O Relatório de Crédito do Ministério da Fazenda, com dados do BC, mostra que o cartão de crédito se tornou o principal responsável pelas dívidas dos brasileiros.
Só em julho, o pagamento parcial da fatura — o chamado rotativo — foi a causa de 60,5% dos casos de inadimplência entre pessoas físicas.
Endividamento das famílias
Nos últimos 10 anos, esse tipo de dívida cresceu dentro do conjunto de pendências financeiras.
O Idec frisa que o aumento das dívidas tem afetado, sobretudo, as famílias de baixa renda — justamente aquelas que já enfrentam obstáculos para acessar modalidades de crédito convencionais e condições financeiras mais vantajosas.
“O que se apresenta como ‘acesso ampliado ao crédito’ pode, na prática, significar armadilhas financeiras e aprofundamento da desigualdade”, afirma a entidade sobre o PIX Parcelado.

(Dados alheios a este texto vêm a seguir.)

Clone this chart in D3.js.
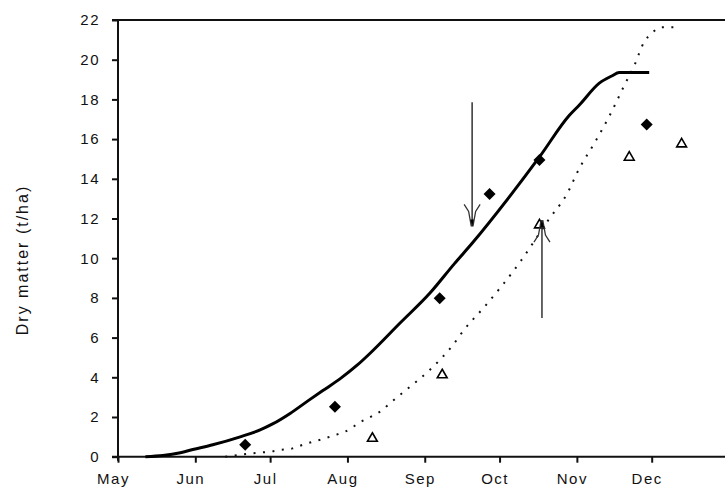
<!DOCTYPE html>
<html>
<head>
<meta charset="utf-8">
<script src="https://cdn.jsdelivr.net/npm/d3@7"></script>
<style>
  body { margin: 0; background: #fff; }
  svg { display: block; }
  text { font-family: "Liberation Sans", Arial, sans-serif; fill: #111; }
</style>
</head>
<body>
<svg id="chart" width="725" height="487"></svg>
<script>
// ticks
const monthTicks = ["2001-05-01", "2001-06-01", "2001-07-01", "2001-08-01", "2001-09-01", "2001-10-01", "2001-11-01", "2001-12-01"];
const yTicks = [0, 2, 4, 6, 8, 10, 12, 14, 16, 18, 20, 22];

// simulated, treatment 1 (solid)
const simADates = ["2001-05-12", "2001-05-19", "2001-05-26", "2001-05-31", "2001-06-08", "2001-06-19", "2001-06-27", "2001-07-02",
  "2001-07-09", "2001-07-16", "2001-07-22", "2001-07-29", "2001-08-05", "2001-08-10", "2001-08-22", "2001-09-03",
  "2001-09-13", "2001-09-20", "2001-10-05", "2001-10-17", "2001-10-29", "2001-11-02", "2001-11-10", "2001-11-15",
  "2001-11-18", "2001-11-30"];
const simAValues = [0, 0.06, 0.2, 0.36, 0.6, 1.0, 1.35, 1.65,
  2.18, 2.8, 3.32, 3.92, 4.62, 5.2, 6.72, 8.23,
  9.74, 10.75, 13.1, 15.1, 17.2, 17.72, 18.82, 19.18,
  19.35, 19.35];

// simulated, treatment 2 (dotted)
const simBDates = ["2001-06-13", "2001-06-26", "2001-07-01", "2001-07-05", "2001-07-10", "2001-07-15", "2001-07-22", "2001-07-26",
  "2001-07-31", "2001-08-07", "2001-08-11", "2001-08-15", "2001-08-18", "2001-08-24", "2001-09-03", "2001-09-12",
  "2001-09-17", "2001-09-25", "2001-10-09", "2001-10-21", "2001-10-28", "2001-11-02", "2001-11-08", "2001-11-15",
  "2001-11-20", "2001-11-24", "2001-11-28", "2001-12-01", "2001-12-05", "2001-12-12"];
const simBValues = [0, 0.2, 0.25, 0.34, 0.42, 0.64, 0.89, 1.05,
  1.26, 1.8, 2.05, 2.35, 2.69, 3.31, 4.37, 5.58,
  6.43, 7.56, 9.77, 12.0, 13.23, 14.53, 15.79, 17.4,
  18.7, 19.7, 20.9, 21.33, 21.63, 21.63];

// observed, treatment 1 (diamonds)
const obsADates = ["2001-06-21", "2001-07-27", "2001-09-07", "2001-09-27", "2001-10-17", "2001-11-29"];
const obsAValues = [0.6, 2.52, 7.98, 13.23, 14.95, 16.74];

// observed, treatment 2 (open triangles)
const obsBDates = ["2001-08-11", "2001-09-08", "2001-10-17", "2001-11-22", "2001-12-13"];
const obsBValues = [0.92, 4.12, 11.67, 15.08, 15.75];

// annotation arrows: date, start value, tip value
const arrowDates = ["2001-09-20", "2001-10-18"];
const arrowFrom = [17.86, 6.99];
const arrowTo = [11.6, 11.92];

const parse = d3.timeParse("%Y-%m-%d");
const svg = d3.select("#chart");

const x = d3.scaleTime()
    .domain([parse("2001-05-01"), parse("2002-01-01")])
    .range([118, 729]);
const y = d3.scaleLinear().domain([0, 22]).range([456.7, 20]);

let zip = (ds, vs) => ds.map((d, i) => ({date: parse(d), value: vs[i]}));
let simA = zip(simADates, simAValues);
let simB = zip(simBDates, simBValues);
let obsA = zip(obsADates, obsAValues);
let obsB = zip(obsBDates, obsBValues);

// frame
svg.append("line")
    .attr("x1", 112).attr("x2", 725)
    .attr("y1", y(22)).attr("y2", y(22))
    .attr("stroke", "#111").attr("stroke-width", 2);
svg.append("line")
    .attr("x1", 118).attr("x2", 118)
    .attr("y1", y(22)).attr("y2", y(0) + 4)
    .attr("stroke", "#111").attr("stroke-width", 2);

// y axis
let yAxis = svg.append("g")
    .attr("transform", "translate(118,0)")
    .call(d3.axisLeft(y).tickValues(yTicks).tickSize(6).tickSizeOuter(0).tickPadding(12));
yAxis.select(".domain").remove();
yAxis.selectAll(".tick line").attr("stroke", "#111").attr("stroke-width", 2);
yAxis.selectAll(".tick text")
    .attr("font-size", 15)
    .attr("letter-spacing", 1.5)
    .attr("font-family", "Liberation Sans, Arial, sans-serif")
    .attr("fill", "#111");

// x axis
let xAxis = svg.append("g")
    .attr("transform", `translate(0,${y(0)})`)
    .call(d3.axisBottom(x).tickValues(monthTicks.map(parse)).tickFormat(d3.timeFormat("%b")).tickSize(6).tickSizeOuter(0));
xAxis.select(".domain").remove();
svg.append("line")
    .attr("x1", 112).attr("x2", 725)
    .attr("y1", y(0)).attr("y2", y(0))
    .attr("stroke", "#111").attr("stroke-width", 2);
xAxis.selectAll(".tick line").attr("stroke", "#111").attr("stroke-width", 2);
xAxis.selectAll(".tick text")
    .attr("y", 27.5).attr("dy", 0).attr("dx", -5)
    .attr("font-size", 15)
    .attr("letter-spacing", 1.5)
    .attr("font-family", "Liberation Sans, Arial, sans-serif")
    .attr("fill", "#111");

// y label
svg.append("text")
    .attr("transform", "translate(28,260) rotate(-90)")
    .attr("text-anchor", "middle")
    .attr("font-size", 16)
    .attr("letter-spacing", 2)
    .text("Dry matter (t/ha)");

// lines
let line = d3.line().x(d => x(d.date)).y(d => y(d.value)).curve(d3.curveMonotoneX);

svg.append("path")
    .datum(simB)
    .attr("fill", "none")
    .attr("stroke", "#111")
    .attr("stroke-width", 2)
    .attr("stroke-dasharray", "2 7.5")
    .attr("d", line);

svg.append("path")
    .datum(simA)
    .attr("fill", "none")
    .attr("stroke", "#000")
    .attr("stroke-width", 3)
    .attr("d", line);

// observed points
svg.selectAll(".diamond")
    .data(obsA)
    .enter().append("path")
    .attr("class", "diamond")
    .attr("d", d3.symbol(d3.symbolSquare, 72))
    .attr("transform", d => `translate(${x(d.date)},${y(d.value)}) rotate(45)`)
    .attr("fill", "#000");

svg.selectAll(".tri")
    .data(obsB)
    .enter().append("path")
    .attr("class", "tri")
    .attr("d", d3.symbol(d3.symbolTriangle, 42))
    .attr("transform", d => `translate(${x(d.date)},${y(d.value)})`)
    .attr("fill", "#fff")
    .attr("stroke", "#000")
    .attr("stroke-width", 1.6);

// arrows
for (let i = 0; i < arrowDates.length; i++){
    let ax = x(parse(arrowDates[i]));
    let y0 = y(arrowFrom[i]);
    let y1 = y(arrowTo[i]);
    let s = y1 > y0 ? -1 : 1; // barbs go back toward the tail
    svg.append("line")
        .attr("x1", ax).attr("x2", ax)
        .attr("y1", y0).attr("y2", y1)
        .attr("stroke", "#333").attr("stroke-width", 1.5);
    for (let side of [-1, 1]){
        svg.append("path")
            .attr("d", d3.line()([[ax + side * 0.8, y1], [ax + side * 3.5, y1 + s * 15], [ax + side * 8, y1 + s * 22]]))
            .attr("fill", "none")
            .attr("stroke", "#333")
            .attr("stroke-width", 1.3);
    }
    svg.append("path")
        .attr("d", d3.line()([[ax - 1.8, y1 + s * 7], [ax + 1.8, y1 + s * 7], [ax, y1]]))
        .attr("fill", "#000");
}
</script>
</body>
</html>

Por isso, caso o BC decida seguir com a proposta, o Idec recomenda alguns cuidados:
– Evitar o uso da marca PIX, criando uma identidade própria para o novo serviço;
– Seguir as mesmas regras dos demais produtos de crédito, com contratos claros e direitos garantidos;
– Adotar medidas reais contra o superendividamento, como análise de risco proporcional e limites de contratação;
– Permitir que a funcionalidade seja ativada apenas por iniciativa do usuário, que deve ter controle sobre todo o processo;
– Realizar uma consulta pública ampla, priorizando a proteção do consumidor, e não apenas a inovação financeira.